#### [Material provided]

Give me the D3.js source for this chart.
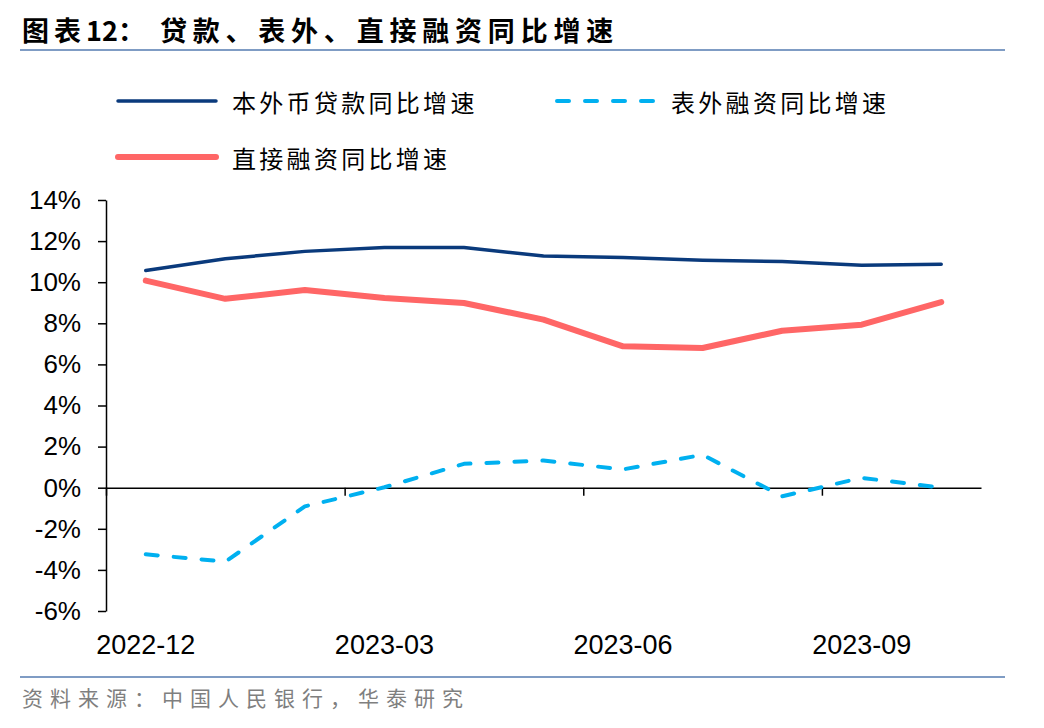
<!DOCTYPE html>
<html>
<head>
<meta charset="utf-8">
<script src="https://cdn.jsdelivr.net/npm/d3@7.9.0/dist/d3.min.js"></script>
<style>
  body { margin: 0; background: #fff; }
  svg { display: block; }
</style>
</head>
<body>
<div id="chart"></div>
<script>
// months shown on the category axis
const months = ['2022-12', '2023-01', '2023-02', '2023-03', '2023-04', '2023-05',
  '2023-06', '2023-07', '2023-08', '2023-09', '2023-10'];

// year-on-year growth, %
const loanGrowth = [10.57, 11.14, 11.5, 11.69, 11.69, 11.27, 11.2, 11.07, 11.01, 10.83, 10.87];
const offBalanceGrowth = [-3.24, -3.6, -0.91, 0.02, 1.16, 1.32, 0.89, 1.6, -0.42, 0.48, 0.0];
const directGrowth = [10.08, 9.19, 9.62, 9.23, 8.99, 8.18, 6.88, 6.8, 7.64, 7.93, 9.03];

const yTicks = [-6, -4, -2, 0, 2, 4, 6, 8, 10, 12, 14];
const xLabels = ['2022-12', '2023-03', '2023-06', '2023-09'];

const seriesNames = ['本外币贷款同比增速', '表外融资同比增速', '直接融资同比增速'];

const width = 1044;
const height = 728;
const cjk = '"Noto Sans CJK SC", "Noto Sans", sans-serif';
const latin = '"Liberation Sans", Arial, sans-serif';

const svg = d3.select('#chart')
  .append('svg')
  .attr('width', width)
  .attr('height', height);

// title + rules
const title = svg.append('text')
  .attr('x', 22)
  .attr('y', 29)
  .attr('dominant-baseline', 'central')
  .style('font-family', cjk)
  .style('font-weight', 'bold')
  .style('font-size', '27px')
  .attr('fill', '#000');
title.append('tspan').style('letter-spacing', '5px').text('图表');
title.append('tspan').style('letter-spacing', '0px').text('12');
title.append('tspan').style('letter-spacing', '5px').text('：');
title.append('tspan').attr('dx', 10).style('letter-spacing', '5.8px').text('贷款、表外、直接融资同比增速');

[50, 677].forEach((yy) => {
  svg.append('line')
    .attr('x1', 20).attr('x2', 1005)
    .attr('y1', yy).attr('y2', yy)
    .attr('stroke', '#7f9cc4')
    .attr('stroke-width', 2);
});

svg.append('text')
  .attr('x', 22)
  .attr('y', 697)
  .attr('dominant-baseline', 'central')
  .style('font-family', cjk)
  .style('font-size', '21px')
  .style('letter-spacing', '7px')
  .attr('fill', '#7f7f7f')
  .text('资料来源：中国人民银行，华泰研究');

// scales
const plot = { left: 106, right: 981, top: 200, bottom: 611 };

const xScale = d3.scaleBand()
  .domain(months)
  .range([plot.left, plot.right])
  .padding(0);

const xBound = d3.scaleLinear()
  .domain([0, months.length])
  .range([plot.left, plot.right]);

const yScale = d3.scaleLinear()
  .domain([-6, 14])
  .range([plot.bottom, plot.top]);

const cx = (i) => xScale(months[i]) + xScale.bandwidth() / 2;

// y axis
const yAxis = svg.append('g')
  .attr('transform', `translate(${plot.left}, 0)`)
  .call(d3.axisLeft(yScale)
    .tickValues(yTicks)
    .tickSize(8)
    .tickSizeOuter(0)
    .tickPadding(17)
    .tickFormat((d) => d + '%'));
yAxis.selectAll('path, line').attr('stroke', '#000').attr('stroke-width', 1.5);
yAxis.selectAll('text')
  .style('font-family', latin)
  .style('font-size', '26px')
  .attr('fill', '#000');

// x axis line at zero with ticks on quarter boundaries
const xAxis = svg.append('g')
  .attr('transform', `translate(0, ${yScale(0)})`)
  .call(d3.axisBottom(xBound)
    .tickValues([0, 3, 6, 9])
    .tickSize(8)
    .tickSizeOuter(0)
    .tickFormat(''));
xAxis.selectAll('path, line').attr('stroke', '#000').attr('stroke-width', 1.5);

// x labels below the plot
const xLab = svg.append('g')
  .attr('transform', `translate(0, ${plot.bottom})`)
  .call(d3.axisBottom(xScale)
    .tickValues(xLabels)
    .tickSize(0)
    .tickPadding(24));
xLab.select('.domain').remove();
xLab.selectAll('text')
  .style('font-family', latin)
  .style('font-size', '27px')
  .attr('fill', '#000');

// lines
const line = d3.line()
  .x((d, i) => cx(i))
  .y((d) => yScale(d));

const series = [
  { name: seriesNames[0], values: loanGrowth, color: '#0a3a7c', w: 3.5, dash: null },
  { name: seriesNames[1], values: offBalanceGrowth, color: '#00b0f0', w: 4, dash: '12,16' },
  { name: seriesNames[2], values: directGrowth, color: '#ff6666', w: 6, dash: null },
];

svg.append('g')
  .selectAll('path')
  .data(series)
  .join('path')
  .attr('d', (d) => line(d.values))
  .attr('fill', 'none')
  .attr('stroke', (d) => d.color)
  .attr('stroke-width', (d) => d.w)
  .attr('stroke-linecap', 'round')
  .attr('stroke-linejoin', 'round')
  .attr('stroke-dasharray', (d) => d.dash);

// legend
const legendPos = [
  { x: 116, y: 101 },
  { x: 555, y: 101 },
  { x: 116, y: 157 },
];

const legend = svg.append('g')
  .selectAll('g')
  .data(series)
  .join('g')
  .attr('transform', (d, i) => `translate(${legendPos[i].x}, ${legendPos[i].y})`);

legend.append('line')
  .attr('x1', 2).attr('x2', 100)
  .attr('y1', 0).attr('y2', 0)
  .attr('stroke', (d) => d.color)
  .attr('stroke-width', (d) => d.w)
  .attr('stroke-linecap', 'round')
  .attr('stroke-dasharray', (d) => d.dash ? '12,16' : null);

legend.append('text')
  .attr('x', 116)
  .attr('y', 0)
  .attr('dominant-baseline', 'central')
  .style('font-family', cjk)
  .style('font-size', '24px')
  .style('letter-spacing', '3.3px')
  .attr('fill', '#000')
  .text((d) => d.name);
</script>
</body>
</html>
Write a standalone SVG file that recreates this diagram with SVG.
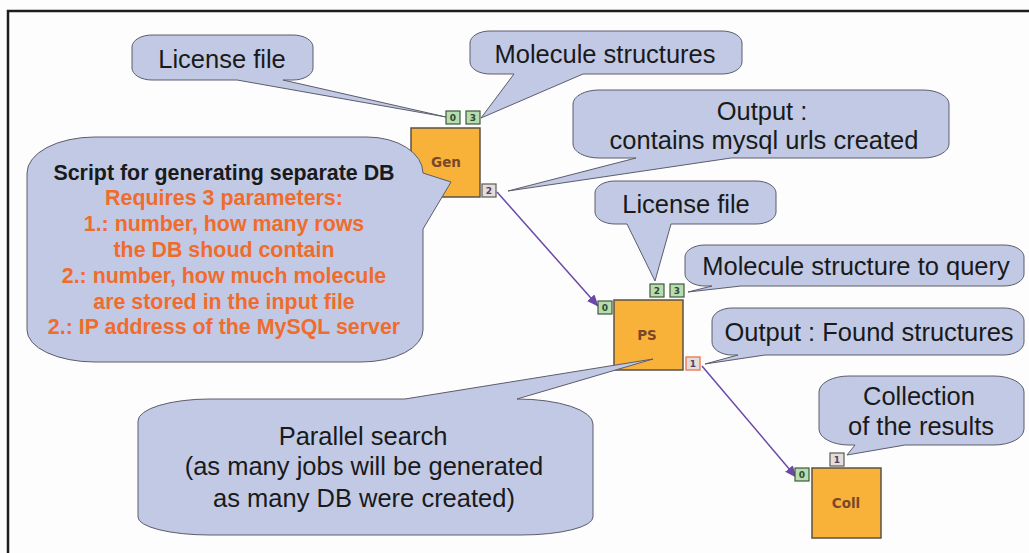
<svg xmlns="http://www.w3.org/2000/svg" width="1029" height="553" viewBox="0 0 1029 553">
<style>
.bub{fill:#c1c9e5;stroke:#5c5c6c;stroke-width:1}
.bt{font-family:"Liberation Sans",Arial,sans-serif;font-size:25.5px;fill:#1a1a1a;text-anchor:middle}
.bb{font-family:"Liberation Sans",Arial,sans-serif;font-size:21.4px;font-weight:bold;text-anchor:middle}
.box{fill:#f8b23a;stroke:#5a5248;stroke-width:1.5}
.nl{font-family:"DejaVu Sans",sans-serif;font-size:13.5px;font-weight:bold;fill:#7a4828;text-anchor:middle}
.pin{fill:#b6dcb0;stroke:#3e5a3e;stroke-width:1.2}
.pout{fill:#e3ded9;stroke:#5e5a58;stroke-width:1.2}
.pact{fill:#e3ded9;stroke:#f07a50;stroke-width:1.4}
.pd{font-family:"DejaVu Sans",sans-serif;font-size:9px;font-weight:bold;fill:#2f4a2f;text-anchor:middle}
.pdo{font-family:"DejaVu Sans",sans-serif;font-size:9px;font-weight:bold;fill:#4b3f6b;text-anchor:middle}
.con{stroke:#6a48a8;stroke-width:1.5;fill:none;marker-end:url(#arr)}
</style>
<defs>
<marker id="arr" markerUnits="userSpaceOnUse" markerWidth="12" markerHeight="10" refX="11" refY="5" orient="auto">
<path d="M0,0 L12,5 L0,10 Z" fill="#6a48a8"/>
</marker>
</defs>
<rect x="0" y="0" width="1029" height="553" fill="#fdfdfd"/>
<rect x="8" y="11" width="1040" height="560" fill="none" stroke="#1e1e1e" stroke-width="2.5"/>
<g id="connectors">
<line class="con" x1="497" y1="192" x2="598" y2="306"/>
<line class="con" x1="702" y1="366" x2="796" y2="477"/>
</g>
<g id="node-gen">
<rect class="box" x="411" y="128" width="69" height="69"/>
<text class="nl" x="446" y="167">Gen</text>
<rect class="pin" x="446" y="111" width="14" height="13"/>
<text class="pd" x="453" y="121">0</text>
<rect class="pin" x="466" y="111" width="14" height="13"/>
<text class="pd" x="473" y="121">3</text>
<rect class="pout" x="482" y="184" width="14" height="13"/>
<text class="pdo" x="489" y="194">2</text>
</g>
<g id="node-ps">
<rect class="box" x="614" y="300" width="69" height="70"/>
<text class="nl" x="647" y="340">PS</text>
<rect class="pin" x="598" y="301" width="14" height="13"/>
<text class="pd" x="605" y="311">0</text>
<rect class="pin" x="650" y="284" width="14" height="13"/>
<text class="pd" x="657" y="294">2</text>
<rect class="pin" x="670" y="284" width="14" height="13"/>
<text class="pd" x="677" y="294">3</text>
<rect class="pact" x="686" y="357" width="14" height="13"/>
<text class="pdo" x="693" y="367">1</text>
</g>
<g id="node-coll">
<rect class="box" x="812" y="468" width="69" height="70"/>
<text class="nl" x="846" y="508">Coll</text>
<rect class="pin" x="795" y="468" width="14" height="13"/>
<text class="pd" x="802" y="478">0</text>
<rect class="pout" x="830" y="453" width="14" height="13"/>
<text class="pdo" x="837" y="463">1</text>
</g>
<g id="note-license-gen">
<path class="bub" d="M152,35 H293 A20 12 0 0 1 313,47 V68 A20 12 0 0 1 293,80 H283 L446,117 L237,80 H152 A20 12 0 0 1 132,68 V47 A20 12 0 0 1 152,35 Z"/>
<text class="bt" x="222" y="68">License file</text>
</g>
<g id="note-molecules">
<path class="bub" d="M490,31 H722 A20 12 0 0 1 742,43 V62 A20 12 0 0 1 722,74 H583 L481,118 L514,74 H490 A20 12 0 0 1 470,62 V43 A20 12 0 0 1 490,31 Z"/>
<text class="bt" x="605" y="63">Molecule structures</text>
</g>
<g id="note-output-gen">
<path class="bub" d="M599,90 H923 A26 14 0 0 1 949,104 V144 A26 14 0 0 1 923,158 H731 L508,191 L636,158 H599 A26 14 0 0 1 573,144 V104 A26 14 0 0 1 599,90 Z"/>
<text class="bt" x="762" y="120">Output :</text>
<text class="bt" x="764" y="149">contains mysql urls created</text>
</g>
<g id="note-script">
<path class="bub" d="M95,137 H367 A56 36 0 0 1 423,173 L451,182 L423,229 V330 A62 32 0 0 1 361,362 H95 A68 32 0 0 1 27,330 V173 A68 36 0 0 1 95,137 Z"/>
<text class="bb" x="224" y="180" fill="#1a1a1a">Script for generating separate DB</text>
<text class="bb" x="224" y="205" fill="#f06c2c">Requires 3 parameters:</text>
<text class="bb" x="224" y="231" fill="#f06c2c">1.: number, how many rows</text>
<text class="bb" x="224" y="257" fill="#f06c2c">the DB shoud contain</text>
<text class="bb" x="224" y="283" fill="#f06c2c">2.: number, how much molecule</text>
<text class="bb" x="224" y="309" fill="#f06c2c">are stored in the input file</text>
<text class="bb" x="224" y="334" fill="#f06c2c">2.: IP address of the MySQL server</text>
</g>
<g id="note-license-ps">
<path class="bub" d="M615,181 H756 A20 12 0 0 1 776,193 V212 A20 12 0 0 1 756,224 H671 L655,281 L627,224 H615 A20 12 0 0 1 595,212 V193 A20 12 0 0 1 615,181 Z"/>
<text class="bt" x="686" y="213">License file</text>
</g>
<g id="note-query">
<path class="bub" d="M705,245 H1004 A20 12 0 0 1 1024,257 V274 A20 12 0 0 1 1004,286 H741 L688,292 L712,286 H705 A20 12 0 0 1 685,274 V257 A20 12 0 0 1 705,245 Z"/>
<text class="bt" x="856" y="275">Molecule structure to query</text>
</g>
<g id="note-output-ps">
<path class="bub" d="M732,308 H1004 A20 13 0 0 1 1024,321 V342 A20 13 0 0 1 1004,355 H765 L705,364 L738,355 H732 A20 13 0 0 1 712,342 V321 A20 13 0 0 1 732,308 Z"/>
<text class="bt" x="869" y="341">Output : Found structures</text>
</g>
<g id="note-collection">
<path class="bub" d="M849,376 H994 A30 16 0 0 1 1024,392 V429 A30 16 0 0 1 994,445 H905 L847,455 L855,445 H849 A30 16 0 0 1 819,429 V392 A30 16 0 0 1 849,376 Z"/>
<text class="bt" x="919" y="405">Collection</text>
<text class="bt" x="921" y="435">of the results</text>
</g>
<g id="note-parallel">
<path class="bub" d="M210,399 H405 L653,359 L517,399 A76 25 0 0 1 593,424 V517 A72 18 0 0 1 521,535 H210 A72 18 0 0 1 138,517 V421 A72 22 0 0 1 210,399 Z"/>
<text class="bt" x="363" y="445">Parallel search</text>
<text class="bt" x="364" y="475">(as many jobs will be generated</text>
<text class="bt" x="364" y="507">as many DB were created)</text>
</g>
</svg>
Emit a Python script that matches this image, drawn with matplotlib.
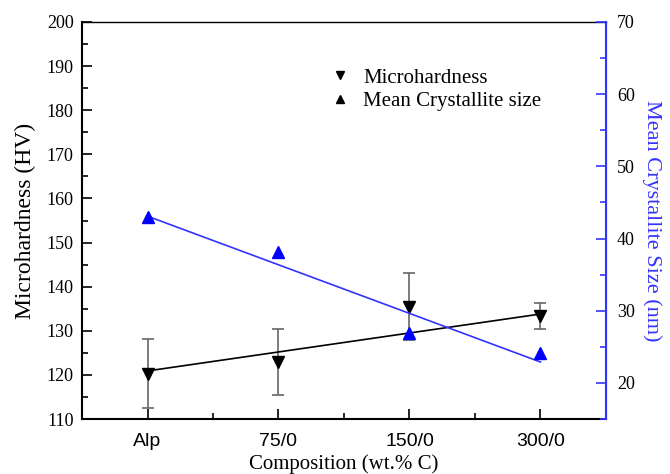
import matplotlib.pyplot as plt
import numpy as np
from matplotlib.ticker import MultipleLocator

# data
compositions = ['Alp', '75/0', '150/0', '300/0']
hardness = [120.3, 123.0, 135.5, 133.3]
hardness_err = [7.9, 7.5, 7.5, 3.0]
crystallite = [43.0, 38.2, 26.9, 24.2]
# straight-line fits drawn in the figure (values at first and last composition)
hardness_fit = [120.9, 133.8]
crystallite_fit = [43.1, 22.9]

serif = 'Liberation Serif'
sans = 'Liberation Sans'
blue = '#3333ff'

fig = plt.figure(figsize=(6.7, 4.74), dpi=100)
ax = fig.add_axes([0.1224, 0.116, 0.782, 0.8376])
ax2 = ax.twinx()

x = np.arange(len(compositions))
ends = [x[0], x[-1]]

ax.errorbar(x, hardness, yerr=hardness_err, fmt='none', ecolor='#666666',
            elinewidth=1.2, capsize=4, capthick=1.2, zorder=2)
ax.plot(ends, hardness_fit, color='black', lw=1.2, zorder=3)
ax.plot(x, hardness, 'v', color='black', ms=8, zorder=4)

ax2.plot(ends, crystallite_fit, color=blue, lw=1.2, zorder=3)
ax2.plot(x, crystallite, '^', color='#0000ff', ms=8, zorder=4)

ax.set_xlim(-0.5, 3.5)
ax.set_ylim(110, 200)
ax2.set_ylim(15, 70)

ax.set_xticks(x)
ax.set_xticklabels(compositions, fontfamily=sans, fontsize=14)
ax.xaxis.set_minor_locator(MultipleLocator(0.5))
ax.yaxis.set_major_locator(MultipleLocator(10))
ax.yaxis.set_minor_locator(MultipleLocator(5))
ax2.yaxis.set_major_locator(MultipleLocator(10))
ax2.yaxis.set_minor_locator(MultipleLocator(5))
ax2.set_yticks([20, 30, 40, 50, 60, 70])

for lab in ax.get_yticklabels() + ax2.get_yticklabels():
    lab.set_fontfamily(serif)
    lab.set_fontsize(13)

ax.tick_params(axis='both', which='major', direction='in', length=7, width=1.2, pad=6)
ax.tick_params(axis='both', which='minor', direction='in', length=4, width=1.2)
ax.tick_params(axis='x', which='major', pad=10)
ax.tick_params(axis='y', right=False)
ax.tick_params(axis='x', top=False, which='both')
ax2.tick_params(axis='y', which='major', direction='in', length=7, width=1.2,
                color=blue, pad=8)
ax2.tick_params(axis='y', which='minor', direction='in', length=4, width=1.2, color=blue)

for s in ['left', 'bottom']:
    ax.spines[s].set_linewidth(1.5)
ax.spines['top'].set_linewidth(1.0)
ax2.spines['right'].set_color(blue)
ax2.spines['right'].set_linewidth(1.5)
ax2.spines['left'].set_visible(False)
ax2.spines['top'].set_visible(False)
ax2.spines['bottom'].set_visible(False)

ax.set_xlabel('Composition (wt.% C)', fontfamily=serif, fontsize=15, labelpad=3)
ax.set_ylabel('Microhardness (HV)', fontfamily=serif, fontsize=17, labelpad=8)
ax2.set_ylabel('Mean Crystallite Size (nm)', fontfamily=serif, fontsize=16,
               color=blue, rotation=270, labelpad=19)

# legend (markers only, black)
h1 = plt.Line2D([], [], ls='none', marker='v', color='black', ms=6)
h2 = plt.Line2D([], [], ls='none', marker='^', color='black', ms=6)
leg = ax.legend([h1, h2], ['Microhardness', 'Mean Crystallite size'],
                loc='upper left', bbox_to_anchor=(0.457, 0.905), frameon=False,
                prop={'family': serif, 'size': 15}, handlelength=1.0,
                handletextpad=0.6, labelspacing=0.2, borderaxespad=0)

fig.savefig('out.png', dpi=100)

#### [Your instructions]
Except for the pictures, write out exactly the lines from the line that contains "Emit a Python" through the line that contains "from matplotlib.ticker import MultipleLocator", including both.

#### [Written answer]
Emit a Python script that matches this image, drawn with matplotlib.
import matplotlib.pyplot as plt
import numpy as np
from matplotlib.ticker import MultipleLocator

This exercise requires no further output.